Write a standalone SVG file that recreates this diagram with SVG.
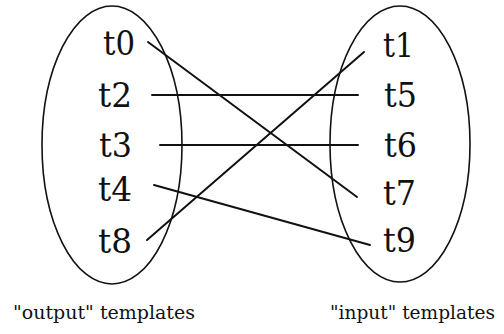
<svg xmlns="http://www.w3.org/2000/svg" width="504" height="334" viewBox="0 0 504 334">
<style>
.set{fill:none;stroke:#111;stroke-width:1.6}
.lbl{font-family:"DejaVu Serif","Liberation Serif",serif;font-size:33px;fill:#111}
.cap{font-family:"DejaVu Serif","Liberation Serif",serif;font-size:19px;fill:#111}
.conn line{stroke:#111;stroke-width:2;stroke-linecap:round}
</style>
<rect width="504" height="334" fill="#fff"/>
<g id="output-set">
<ellipse class="set" cx="112" cy="145" rx="70" ry="139"/>
</g>
<g id="input-set">
<ellipse class="set" cx="400" cy="144" rx="70" ry="138"/>
</g>
<g id="t0"><text class="lbl" x="103" y="55" textLength="32" lengthAdjust="spacingAndGlyphs">t0</text></g>
<g id="t2"><text class="lbl" x="98" y="107" textLength="34" lengthAdjust="spacingAndGlyphs">t2</text></g>
<g id="t3"><text class="lbl" x="99" y="157" textLength="33" lengthAdjust="spacingAndGlyphs">t3</text></g>
<g id="t4"><text class="lbl" x="98" y="201" textLength="34" lengthAdjust="spacingAndGlyphs">t4</text></g>
<g id="t8"><text class="lbl" x="98" y="253" textLength="34" lengthAdjust="spacingAndGlyphs">t8</text></g>
<g id="t1"><text class="lbl" x="383" y="57" textLength="31" lengthAdjust="spacingAndGlyphs">t1</text></g>
<g id="t5"><text class="lbl" x="384" y="107" textLength="33" lengthAdjust="spacingAndGlyphs">t5</text></g>
<g id="t6"><text class="lbl" x="384" y="157" textLength="33" lengthAdjust="spacingAndGlyphs">t6</text></g>
<g id="t7"><text class="lbl" x="383" y="205" textLength="33" lengthAdjust="spacingAndGlyphs">t7</text></g>
<g id="t9"><text class="lbl" x="383" y="252" textLength="33" lengthAdjust="spacingAndGlyphs">t9</text></g>
<g class="conn" id="connectors">
<line x1="148" y1="42" x2="357" y2="197"/>
<line x1="152" y1="95" x2="358" y2="95"/>
<line x1="160" y1="145" x2="358" y2="145"/>
<line x1="154" y1="185" x2="370" y2="245"/>
<line x1="147" y1="240" x2="364" y2="52"/>
</g>
<text class="cap" x="13" y="319" textLength="182" lengthAdjust="spacingAndGlyphs">"output" templates</text>
<text class="cap" x="330" y="319" textLength="165" lengthAdjust="spacingAndGlyphs">"input" templates</text>
</svg>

+ + +

### SHORT PROBLEM
Set down the complete material exactly, but do not include the images.

### SOLUTION TO THE PROBLEM
Write a standalone SVG file that recreates this diagram with SVG.
<svg xmlns="http://www.w3.org/2000/svg" width="504" height="334" viewBox="0 0 504 334">
<style>
.set{fill:none;stroke:#111;stroke-width:1.6}
.lbl{font-family:"DejaVu Serif","Liberation Serif",serif;font-size:33px;fill:#111}
.cap{font-family:"DejaVu Serif","Liberation Serif",serif;font-size:19px;fill:#111}
.conn line{stroke:#111;stroke-width:2;stroke-linecap:round}
</style>
<rect width="504" height="334" fill="#fff"/>
<g id="output-set">
<ellipse class="set" cx="112" cy="145" rx="70" ry="139"/>
</g>
<g id="input-set">
<ellipse class="set" cx="400" cy="144" rx="70" ry="138"/>
</g>
<g id="t0"><text class="lbl" x="103" y="55" textLength="32" lengthAdjust="spacingAndGlyphs">t0</text></g>
<g id="t2"><text class="lbl" x="98" y="107" textLength="34" lengthAdjust="spacingAndGlyphs">t2</text></g>
<g id="t3"><text class="lbl" x="99" y="157" textLength="33" lengthAdjust="spacingAndGlyphs">t3</text></g>
<g id="t4"><text class="lbl" x="98" y="201" textLength="34" lengthAdjust="spacingAndGlyphs">t4</text></g>
<g id="t8"><text class="lbl" x="98" y="253" textLength="34" lengthAdjust="spacingAndGlyphs">t8</text></g>
<g id="t1"><text class="lbl" x="383" y="57" textLength="31" lengthAdjust="spacingAndGlyphs">t1</text></g>
<g id="t5"><text class="lbl" x="384" y="107" textLength="33" lengthAdjust="spacingAndGlyphs">t5</text></g>
<g id="t6"><text class="lbl" x="384" y="157" textLength="33" lengthAdjust="spacingAndGlyphs">t6</text></g>
<g id="t7"><text class="lbl" x="383" y="205" textLength="33" lengthAdjust="spacingAndGlyphs">t7</text></g>
<g id="t9"><text class="lbl" x="383" y="252" textLength="33" lengthAdjust="spacingAndGlyphs">t9</text></g>
<g class="conn" id="connectors">
<line x1="148" y1="42" x2="357" y2="197"/>
<line x1="152" y1="95" x2="358" y2="95"/>
<line x1="160" y1="145" x2="358" y2="145"/>
<line x1="154" y1="185" x2="370" y2="245"/>
<line x1="147" y1="240" x2="364" y2="52"/>
</g>
<text class="cap" x="13" y="319" textLength="182" lengthAdjust="spacingAndGlyphs">"output" templates</text>
<text class="cap" x="330" y="319" textLength="165" lengthAdjust="spacingAndGlyphs">"input" templates</text>
</svg>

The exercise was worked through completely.